On April 5th, 2019, the European Commission has informed BMW, Daimler and VW (Volkswagen, Audi, Porsche) of its preliminary view that, from 2006 to 2014, they have colluded to restrict competition on the development of technology to clean the emissions of petrol and diesel passenger cars. According to the Commission, this collusion occurred in the framework of the car manufacturers’ so-called “circle of five” technical meetings.
In particular, the Commission has concerns on the following technologies:
- Selective catalytic reduction (SCR) systems to reduce harmful nitrogen oxides (NOx) emissions of diesel passenger cars through the injection of urea (also called “AdBlue”) in the exhaust gas stream.
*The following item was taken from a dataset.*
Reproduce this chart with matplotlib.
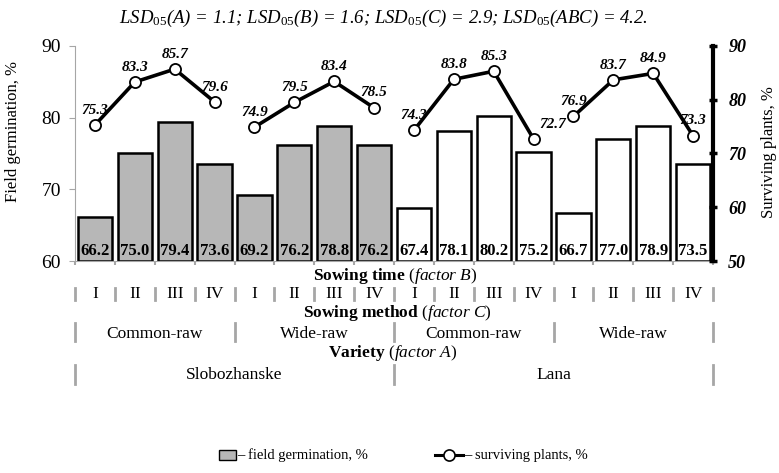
import matplotlib
matplotlib.use("Agg")
import matplotlib.pyplot as plt
from matplotlib.patches import Rectangle
from matplotlib.lines import Line2D
from matplotlib.transforms import blended_transform_factory

plt.rcParams.update({"font.family": "Liberation Serif",
                     "mathtext.fontset": "custom",
                     "mathtext.rm": "Liberation Serif",
                     "mathtext.it": "Liberation Serif:italic",
                     "mathtext.bf": "Liberation Serif:bold",
                     "mathtext.default": "it"})

# data
sowing_time = ["I", "II", "III", "IV"] * 4
sowing_method = ["Common-raw", "Wide-raw", "Common-raw", "Wide-raw"]
variety = ["Slobozhanske", "Lana"]
field_germination = [66.2, 75.0, 79.4, 73.6, 69.2, 76.2, 78.8, 76.2,
                     67.4, 78.1, 80.2, 75.2, 66.7, 77.0, 78.9, 73.5]
surviving_plants = [75.3, 83.3, 85.7, 79.6, 74.9, 79.5, 83.4, 78.5,
                    74.3, 83.8, 85.3, 72.7, 76.9, 83.7, 84.9, 73.3]
title = ("LSD$_{05}$(A) = 1.1; LSD$_{05}$(B) = 1.6; "
         "LSD$_{05}$(C) = 2.9; LSD$_{05}$(ABC) = 4.2.")

GRAY = "#a6a6a6"
BARGRAY = "#b7b7b7"
W, H = 779, 473


def yf(py):
    return 1 - py / H


fig = plt.figure(figsize=(W / 100, H / 100), dpi=100)
ax = fig.add_axes([75 / W, 1 - 261 / H, 638 / W, 215 / H])
x = list(range(len(field_germination)))
colors = [BARGRAY] * 8 + ["white"] * 8
ax.bar(x, [v - 60 for v in field_germination], bottom=60, width=0.86,
       color=colors, edgecolor="black", linewidth=1.8, zorder=2)
for xi, v in zip(x, field_germination):
    ax.text(xi, 60.3, f"{v:.1f}", ha="center", va="bottom", fontsize=12,
            fontweight="bold", zorder=3)
ax.set_xlim(-0.5, 15.5)
ax.set_ylim(60, 90)
ax.set_yticks([60, 70, 80, 90])
ax.tick_params(axis="y", colors=GRAY, labelcolor="black", labelsize=14, length=4, pad=6)
ax.set_xticks([i - 0.5 for i in range(17)])
ax.set_xticklabels([])
ax.tick_params(axis="x", colors=GRAY, length=3, width=1.5)
for s in ("top", "right"):
    ax.spines[s].set_visible(False)
for s in ("left", "bottom"):
    ax.spines[s].set_color(GRAY)

ax2 = ax.twinx()
ax2.set_ylim(50, 90)
ax2.set_yticks([50, 60, 70, 80, 90])
ax2.set_yticklabels([str(t) for t in range(50, 100, 10)], fontweight="bold",
                    fontstyle="italic", fontsize=13)
ax2.tick_params(axis="y", direction="inout", length=6, width=2.5, pad=8)
for s in ("top", "left", "bottom"):
    ax2.spines[s].set_visible(False)
ax2.spines["right"].set_linewidth(3)

line_kw = dict(color="black", lw=2.6, marker="o", ms=8,
               mfc="white", mec="black", mew=1.3)
for g in range(4):
    xs = x[g * 4:(g + 1) * 4]
    ys = surviving_plants[g * 4:(g + 1) * 4]
    ax2.plot(xs, ys, zorder=4, **line_kw)
for xi, v in zip(x, surviving_plants):
    dx = 14 if xi == 11 else 0
    ax2.annotate(f"{v:.1f}", (xi, v), xytext=(dx, 6), textcoords="offset points",
                 ha="center", va="bottom", fontsize=11, fontweight="bold",
                 fontstyle="italic", zorder=5)

fig.text(383 / W, yf(18), title, ha="center", va="center", fontsize=13.5,
         fontstyle="italic")
ax.set_ylabel("Field germination, %", fontsize=12)
ax.yaxis.set_label_coords((21 - 75) / 638, (261 - 131) / 215)
ax2.set_ylabel("Surviving plants, %", fontsize=12)
ax2.yaxis.set_label_coords((761 - 75) / 638, (261 - 152) / 215)

# category rows below the axis
tr = blended_transform_factory(ax.transData, fig.transFigure)


def row(labels, step, ylab, y0, y1):
    for i in range(0, 17, step):
        ax.plot([i - 0.5, i - 0.5], [yf(y0), yf(y1)], color=GRAY, lw=2,
                transform=tr, clip_on=False)
    for k, lab in enumerate(labels):
        ax.text(k * step + (step - 1) / 2, yf(ylab), lab, transform=tr,
                ha="center", va="center", fontsize=12.5)


hdr = dict(ha="center", va="center", fontsize=12.5)
fig.text(395 / W, yf(276), r"$\mathbf{Sowing\ time}$ ($\mathit{factor\ B}$)", **hdr)
row(sowing_time, 1, 294, 288, 300)
fig.text(397 / W, yf(313), r"$\mathbf{Sowing\ method}$ ($\mathit{factor\ C}$)", **hdr)
row(sowing_method, 4, 334, 323, 341)
fig.text(393 / W, yf(353), r"$\mathbf{Variety}$ ($\mathit{factor\ A}$)", **hdr)
row(variety, 8, 375, 365, 384)

# legend
fig.patches.append(Rectangle((219 / W, yf(460)), 17 / W, 10 / H, facecolor=BARGRAY,
                             edgecolor="black", lw=1, transform=fig.transFigure))
fig.text(237 / W, yf(455), "– field germination, %", ha="left", va="center", fontsize=10.5)
fig.lines.append(Line2D([435 / W, 463 / W], [yf(455), yf(455)], transform=fig.transFigure,
                        color="black", lw=2.2))
fig.lines.append(Line2D([449 / W], [yf(455)], transform=fig.transFigure, ls="none",
                        marker="o", ms=8, mfc="white", mec="black", mew=1.2))
fig.text(464 / W, yf(455), "– surviving plants, %", ha="left", va="center", fontsize=10.5)

fig.savefig("out.png", dpi=100)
In the Commission’s preliminary view, the companies coordinated their AdBlue dosing strategies, AdBlue tank size and refill ranges between 2006 and 2014 with the common understanding that they thereby limited AdBlue-consumption and exhaust gas cleaning effectiveness;
- ‘Otto’ particle filters (OPF) to reduce harmful particle emissions from the exhaust gases of petrol passenger cars with direct injection. In the Commission’s view, the companies avoided or at least delayed the introduction of OPF in their new (direct injection) petrol passenger car models between 2009 and 2014 and removed uncertainty about their future market conduct.
According to the Commission, the car manufacturers breached art. 101 TFEU on the basis that they restricted competition on innovation for these two emission cleaning systems. These practices denied consumers the opportunity to buy less polluting cars, despite the technology being available to the manufacturers.